HOW TO REACH: The Carnegie Body Co., (216) 749-5000 or www.carnegiebody.com

Reading is fundamental

A common theme among successful business owners is the desire to better themselves through education. Rick Sippola, owner of The Carnegie Body Co., prefers to devour business publications daily — two newspapers and “every business magazine I can get my hands on that’s worthwhile.”

“Reading those magazines is important to getting an understanding of what’s happening in the world today,” he says. “If you pick up one little tidbit of knowledge, it’s good for you. You can also learn from other people’s mistakes because I think that the press is also good at pointing out why some people fail.”

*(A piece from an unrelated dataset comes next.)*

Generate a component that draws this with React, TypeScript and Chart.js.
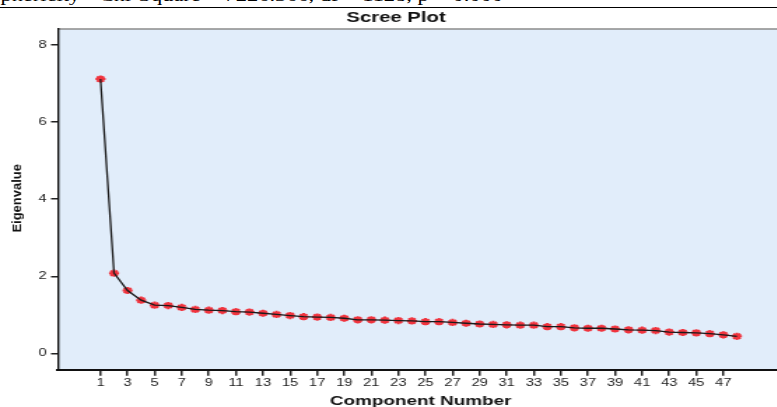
import React, { useEffect, useRef } from 'react';
import { Chart, registerables } from 'chart.js';

Chart.register(...registerables);

// ---- data ----
const components = [
  1, 2, 3, 4, 5, 6, 7, 8, 9, 10, 11, 12, 13, 14, 15, 16, 17, 18, 19, 20, 21, 22, 23, 24,
  25, 26, 27, 28, 29, 30, 31, 32, 33, 34, 35, 36, 37, 38, 39, 40, 41, 42, 43, 44, 45, 46, 47, 48,
];
const eigenvalues = [
  7.12, 2.08, 1.63, 1.38, 1.25, 1.24, 1.19, 1.14, 1.12, 1.11, 1.08, 1.07,
  1.04, 1.01, 0.98, 0.95, 0.94, 0.93, 0.91, 0.87, 0.87, 0.86, 0.85, 0.84,
  0.82, 0.82, 0.80, 0.78, 0.76, 0.75, 0.74, 0.73, 0.73, 0.69, 0.69, 0.66,
  0.65, 0.65, 0.63, 0.61, 0.60, 0.59, 0.55, 0.54, 0.53, 0.51, 0.48, 0.44,
];
const xTickValues = [1, 3, 5, 7, 9, 11, 13, 15, 17, 19, 21, 23, 25, 27, 29, 31, 33, 35, 37, 39, 41, 43, 45, 47];
const yTickValues = [0, 2, 4, 6, 8];
const chartTitle = 'Scree Plot';
const xTitle = 'Component Number';
const yTitle = 'Eigenvalue';
const headerText = 'Sphericity - Chi-Square = 7226.366, df = 1128, p = 0.000';

// ---- layout ----
const SX = 1.4; // horizontal stretch of the original picture
const W = 566; // intrinsic canvas width
const H = 420;
const CSS_W = W * SX;
const FONT = "'Liberation Sans', Arial, Helvetica, sans-serif";

export default function App() {
  const ref = useRef<HTMLCanvasElement>(null);

  useEffect(() => {
    const canvas = ref.current;
    if (!canvas) return;
    Chart.defaults.font.family = FONT;

    const points = components.map((c, i) => ({ x: c, y: eigenvalues[i] }));

    const plotBg = {
      id: 'plotBg',
      beforeDraw(chart: any) {
        const { ctx, chartArea: a } = chart;
        ctx.save();
        ctx.fillStyle = '#E1EDFA';
        ctx.fillRect(a.left, a.top, a.right - a.left, a.bottom - a.top);
        ctx.strokeStyle = '#8c8c8c';
        ctx.lineWidth = 1.5;
        ctx.beginPath();
        ctx.moveTo(a.left, a.top);
        ctx.lineTo(a.right, a.top);
        ctx.lineTo(a.right, a.bottom);
        ctx.stroke();
        ctx.restore();
      },
    };

    const yTitlePlugin = {
      id: 'yTitleStretch',
      afterDraw(chart: any) {
        const { ctx, chartArea: a } = chart;
        ctx.save();
        ctx.translate(18.1 / SX, (a.top + a.bottom) / 2 - 1.2);
        ctx.scale(1 / SX, 1);
        ctx.rotate(-Math.PI / 2);
        ctx.font = `bold 13px ${FONT}`;
        ctx.fillStyle = '#111';
        ctx.textAlign = 'center';
        ctx.textBaseline = 'middle';
        ctx.fillText(yTitle, 0, 0);
        ctx.restore();
      },
    };

    const chart = new Chart(canvas, {
      type: 'scatter',
      data: {
        datasets: [
          {
            data: points,
            showLine: false,
            pointStyle: 'star',
            pointRadius: 3.6,
            pointBorderWidth: 2,
            pointBorderColor: 'rgb(240,52,62)',
            pointBackgroundColor: 'rgb(240,52,62)',
            order: 2,
          },
          {
            data: points,
            showLine: true,
            pointRadius: 0,
            borderColor: '#1a1a1a',
            borderWidth: 1.3,
            tension: 0,
            order: 1,
          },
        ],
      },
      options: {
        animation: false,
        responsive: false,
        devicePixelRatio: 1,
        events: [],
        layout: { padding: 0 },
        plugins: {
          legend: { display: false },
          tooltip: { enabled: false },
          title: {
            display: true,
            text: chartTitle,
            color: '#111',
            font: { size: 14.5, weight: 'bold', family: FONT },
            padding: { top: 8.8, bottom: 2.8 },
          },
        },
        scales: {
          x: {
            type: 'linear',
            min: -2.14,
            max: 51.45,
            afterBuildTicks: (s: any) => {
              s.ticks = xTickValues.map((v) => ({ value: v }));
            },
            afterFit: (s: any) => {
              s.height = H - 370;
            },
            ticks: {
              color: '#222',
              font: { size: 10.5, family: FONT },
              padding: 0.8,
              autoSkip: false,
              maxRotation: 0,
              callback: (v: any) => String(v),
            },
            grid: { drawOnChartArea: false, drawTicks: true, tickLength: 5.7, color: '#222', lineWidth: 1.5 },
            border: { display: true, color: '#111', width: 2 },
            title: {
              display: true,
              text: xTitle,
              color: '#111',
              font: { size: 13.5, weight: 'bold', family: FONT },
              padding: { top: 0, bottom: 10.2 },
            },
          },
          y: {
            type: 'linear',
            min: -0.434,
            max: 8.42,
            afterBuildTicks: (s: any) => {
              s.ticks = yTickValues.map((v) => ({ value: v }));
            },
            afterFit: (s: any) => {
              s.width = 58 / SX;
            },
            ticks: {
              color: '#222',
              font: { size: 10.5, family: FONT },
              padding: 3.07,
              callback: (v: any) => String(v),
            },
            grid: { drawOnChartArea: false, drawTicks: true, tickLength: 5, color: '#222', lineWidth: 1.5 },
            border: { display: true, color: '#111', width: 1.4 },
          },
        },
      },
      plugins: [plotBg, yTitlePlugin],
    } as any);

    return () => chart.destroy();
  }, []);

  return (
    <div
      style={{
        position: 'fixed',
        left: 0,
        top: 0,
        width: 777,
        height: 407,
        overflow: 'hidden',
        background: '#fff',
      }}
    >
      <div
        style={{
          position: 'absolute',
          left: -12,
          top: -12.4,
          whiteSpace: 'nowrap',
          fontFamily: "'Liberation Serif', 'Times New Roman', serif",
          fontSize: 16,
          lineHeight: '16px',
          transform: `scaleX(${SX})`,
          transformOrigin: '0 0',
          color: '#000',
        }}
      >
        {headerText}
      </div>
      <div style={{ position: 'absolute', left: 0, top: 7, width: 777, height: 1, background: '#000' }} />
      <canvas
        ref={ref}
        width={W}
        height={H}
        style={{ position: 'absolute', left: 0, top: 0, width: `${CSS_W}px`, height: `${H}px`, display: 'block' }}
      />
    </div>
  );
}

Ever since reading Tom Peters’ book, “Passion for Excellence” nearly 20 years ago, Sippola has been an advocate of Peters’ theory of “management by walking around.”

“Subconsciously, when I read that, I said, ‘That makes a lot of sense.’ So I walk around a lot and find out what’s going on. I go out and visit with customers; I go out into the shop and find out what we’re doing on jobs,” he says. “As an example, this morning we had a guy come in for a job interview, and we asked him to show us how he could weld, and I went out and looked at the weld after he was done. Not that I’m the expert on welding or anything but I guess I’m a little bit more of a hands-on person.”

“You end up getting a lot of product knowledge by walking around. I don’t just sit in my office all day; I spend half my time walking around talking to people and learning. My goal every day is to come in and learn something new. By having that thirst for knowledge, I’ve been able to go out and learn a great deal about our business and what makes it work.”